Le cœur du problème réside dans la Haute Cour de Justice (HCJ), instituée comme juge des ministres. Mais loin d’être un rempart indépendant, cette instance représente, selon leurs avocats, une « juridiction d’exception […] sans aucune garantie procédurale » : aucune instruction contradictoire, accès limité aux dossiers, et décisions non susceptibles de recours . Sa composition même pose question : à l’exception du président et du procureur, les juges sont uniquement des parlementaires élus sans formation juridique, tous marqués par l’implantation partisane . Somme toute, un tribunal politique qui sacrifie la justice au nom de l’idéologie.
Un cabinet français, épaulé par un collectif sénégalais, a donc saisi Margaret Satterthwaite, rapporteuse spéciale de l’ONU sur l’indépendance des juges, dénonçant « plusieurs violations graves de l’indépendance judiciaire et des garanties de procès équitables » . C’est une initiative rare mais poignante : exiger que justice soit rendue sur des bases objectives et non partisanes, dans une nation qui se voulait adjointe des droits.
Mais les poursuites ne s’arrêtent pas là. Le Groupe de travail de l’ONU sur la détention arbitraire a également été saisi concernant la privation de liberté de huit dignitaires de l’ancien régime, dont l’ancien chef de cabinet de Macky Sall, Moustapha Diakhaté, poursuivi pour « offense au chef de l’État » . L’avocat Antoine Vey n’y va pas par quatre chemins : il réclame le démantèlement de la HCJ, la libération immédiate des prévenus privés d’accès aux dossiers, ainsi qu’un contrôle judiciaire digne de ce nom.
Cette offensive judiciaire n’est pas isolée : depuis l’élection du président Bassirou Diomaye Faye et du Premier ministre Sonko en mars 2024, la « reddition de comptes » a gagné en intensité. Au point que l’on s’interroge sur la frontière ténue entre justice et vendetta politique . Sous couvert de lutte contre la corruption, ce que l’on observe est une mascarade procédurale où l’indépendance judiciaire est délibérément piétinée, pour anéantir les relais de l’ancien régime.
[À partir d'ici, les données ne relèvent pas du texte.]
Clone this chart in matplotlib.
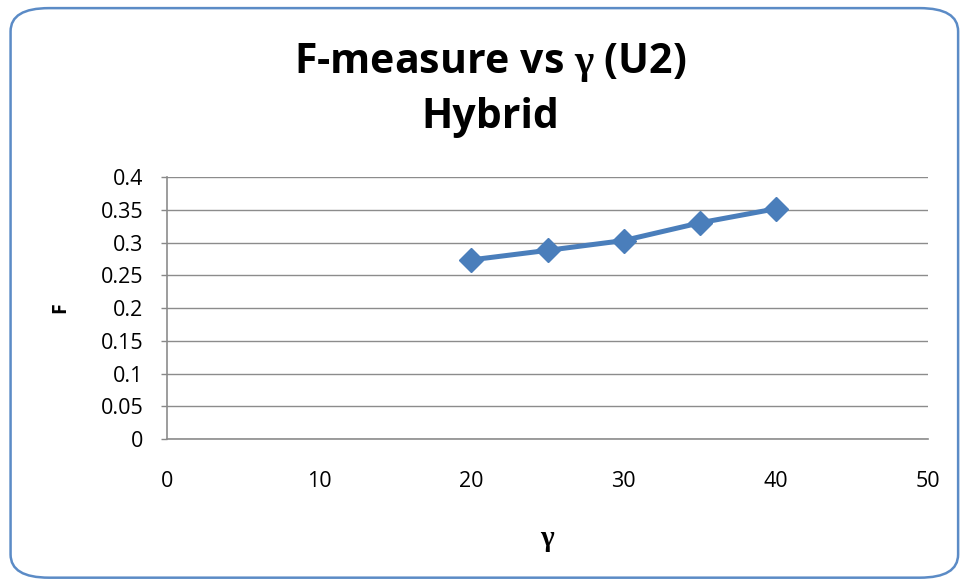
import matplotlib.pyplot as plt
from matplotlib.patches import FancyBboxPatch

# data
gamma = [20, 25, 30, 35, 40]
fmeasure = [0.2735, 0.288, 0.303, 0.330, 0.3515]
yticks = [0, 0.05, 0.1, 0.15, 0.2, 0.25, 0.3, 0.35, 0.4]
ytick_labels = ["0", "0.05", "0.1", "0.15", "0.2", "0.25", "0.3", "0.35", "0.4"]
xticks = [0, 10, 20, 30, 40, 50]

plt.rcParams['font.family'] = ['Open Sans', 'DejaVu Sans']
# serif gamma through mathtext
plt.rcParams['mathtext.fontset'] = 'custom'
plt.rcParams['mathtext.rm'] = 'Liberation Serif'
plt.rcParams['mathtext.bf'] = 'Liberation Serif:bold'

fig = plt.figure(figsize=(9.61, 5.8), dpi=100)

# rounded chart border
border = FancyBboxPatch((0.011, 0.004), 0.986, 0.982,
                        boxstyle="round,pad=0,rounding_size=0.04",
                        transform=fig.transFigure, facecolor='white',
                        edgecolor='#5B8BC6', linewidth=1.8, zorder=-1)
fig.patches.append(border)

ax = fig.add_axes([0.1738, 0.2431, 0.7919, 0.4517])
ax.set_zorder(2)
ax.patch.set_alpha(0)

ax.plot(gamma, fmeasure, color='#4A7EBB', linewidth=3.6, marker='D',
        markersize=12.5, zorder=3, clip_on=False)

ax.set_xlim(0, 50)
ax.set_ylim(0, 0.4)
ax.set_xticks(xticks)
ax.set_yticks(yticks)
ax.set_yticklabels(ytick_labels)
ax.tick_params(axis='both', labelsize=15.5, colors='#888888', labelcolor='black',
               length=4, width=1)
ax.tick_params(axis='x', length=0, pad=23)
ax.tick_params(axis='y', pad=13)

ax.grid(axis='y', color='#8C8C8C', linewidth=1)
ax.set_axisbelow(True)
for side in ['top', 'right']:
    ax.spines[side].set_visible(False)
for side in ['left', 'bottom']:
    ax.spines[side].set_color('#8C8C8C')
    ax.spines[side].set_linewidth(1.2)

ax.set_ylabel("F", fontsize=14, fontweight='bold', va='center')
ax.yaxis.set_label_coords(-0.1406, 0.5)
ax.set_xlabel(r"$\mathbf{γ}$", fontsize=21, va='center')
ax.xaxis.set_label_coords(0.5, -0.382)

fig.text(0.51, 0.892, r"F-measure vs $\mathbf{γ}$ (U2)", ha='center', va='center',
         fontsize=29.5, fontweight='bold')
fig.text(0.51, 0.797, "Hybrid", ha='center', va='center',
         fontsize=29.5, fontweight='bold')

fig.savefig("out.png", dpi=100)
Ce n’est pas la première fois que l’ONU intervient sur la question des détentions arbitraires au Sénégal. De précédents cas, comme ceux de Karim Wade (dont la détention fut qualifiée d’arbitraire par un organe onusien) montrent que la justice politique est devenue une habitude récurrente. Et chaque fois, ce sont les institutions de principes qui trinquent.
Aujourd’hui, se joue un bras de fer dramatique. Les avocats menacent de rendre public cette injustice, de battre le rappel des ONG et des bailleurs de fonds. Car l’enjeu dépasse les personnes : c’est l’âme même du Sénégal démocratique qui est en jeu. Ce pays, jadis phare de la démocratie africaine, glisse vers un régime judiciaire qu’on qualifiera d’autoritaire. Un État qui ne respecte plus les fondamentaux : impartialité, transparence, droit à la défense et appel effectif.
Les nouvelles autorités sénégalaises, qui prétendent rendre des comptes, devraient emprunter la voie de la réforme et de l’apaisement – non celle de la répression. Réformer la HCJ, ouvrir les dossiers, garantir des procès publics et équitables, et offrir la possibilité de recours : voilà les mesures qui redonneraient crédibilité et confiance à la justice.
En persistant, ils abandonnent le contrat moral liant le gouvernement aux citoyens : celui d’un État de droit, non politisé. En désignant les anciens ministres comme seuls coupables des dérives passées, sans respecter leur droit à un procès équitable, ils compromettent la cohésion sociale et décrédibilisent la justice.
À l’ONU de trancher ; à Dakar de se ressaisir. L’avenir de la démocratie sénégalaise est suspendu à cette bataille, où plus qu’un procès, c’est l’équité même qui est jugée.